┌─ Data shown

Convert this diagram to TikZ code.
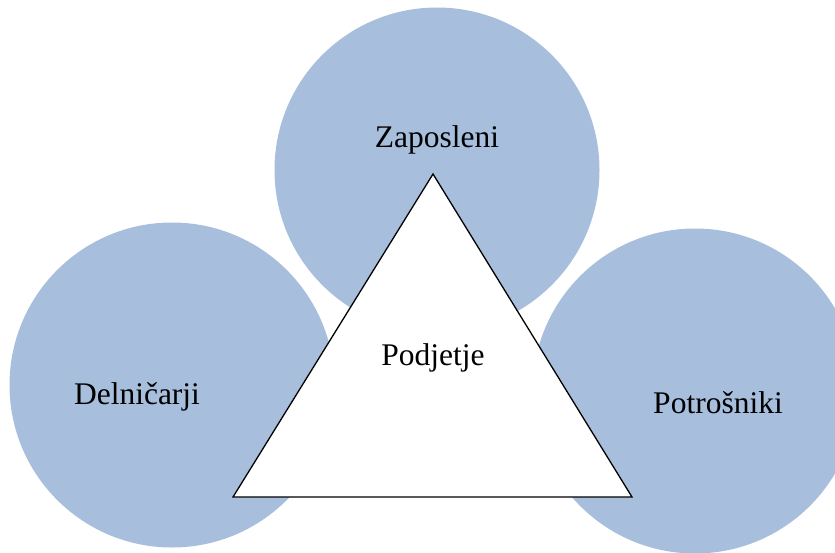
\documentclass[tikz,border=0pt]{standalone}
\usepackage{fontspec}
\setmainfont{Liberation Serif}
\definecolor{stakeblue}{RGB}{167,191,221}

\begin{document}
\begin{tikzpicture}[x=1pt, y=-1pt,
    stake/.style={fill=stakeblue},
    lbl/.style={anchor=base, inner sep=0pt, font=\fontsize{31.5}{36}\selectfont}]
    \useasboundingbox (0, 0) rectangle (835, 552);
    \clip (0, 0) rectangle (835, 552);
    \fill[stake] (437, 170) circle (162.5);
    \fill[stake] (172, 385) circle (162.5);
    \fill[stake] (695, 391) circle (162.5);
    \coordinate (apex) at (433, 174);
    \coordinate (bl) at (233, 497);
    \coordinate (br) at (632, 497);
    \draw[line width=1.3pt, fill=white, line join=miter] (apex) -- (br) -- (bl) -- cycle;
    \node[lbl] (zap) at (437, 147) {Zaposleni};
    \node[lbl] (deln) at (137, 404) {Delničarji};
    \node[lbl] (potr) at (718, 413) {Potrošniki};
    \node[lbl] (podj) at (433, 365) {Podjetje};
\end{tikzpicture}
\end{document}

└─

Exercise prompt: Copy out all the data without changing anything, and drop the pictures.

Result:
Convert this diagram to TikZ code.
\documentclass[tikz,border=0pt]{standalone}
\usepackage{fontspec}
\setmainfont{Liberation Serif}
\definecolor{stakeblue}{RGB}{167,191,221}

\begin{document}
\begin{tikzpicture}[x=1pt, y=-1pt,
    stake/.style={fill=stakeblue},
    lbl/.style={anchor=base, inner sep=0pt, font=\fontsize{31.5}{36}\selectfont}]
    \useasboundingbox (0, 0) rectangle (835, 552);
    \clip (0, 0) rectangle (835, 552);
    \fill[stake] (437, 170) circle (162.5);
    \fill[stake] (172, 385) circle (162.5);
    \fill[stake] (695, 391) circle (162.5);
    \coordinate (apex) at (433, 174);
    \coordinate (bl) at (233, 497);
    \coordinate (br) at (632, 497);
    \draw[line width=1.3pt, fill=white, line join=miter] (apex) -- (br) -- (bl) -- cycle;
    \node[lbl] (zap) at (437, 147) {Zaposleni};
    \node[lbl] (deln) at (137, 404) {Delničarji};
    \node[lbl] (potr) at (718, 413) {Potrošniki};
    \node[lbl] (podj) at (433, 365) {Podjetje};
\end{tikzpicture}
\end{document}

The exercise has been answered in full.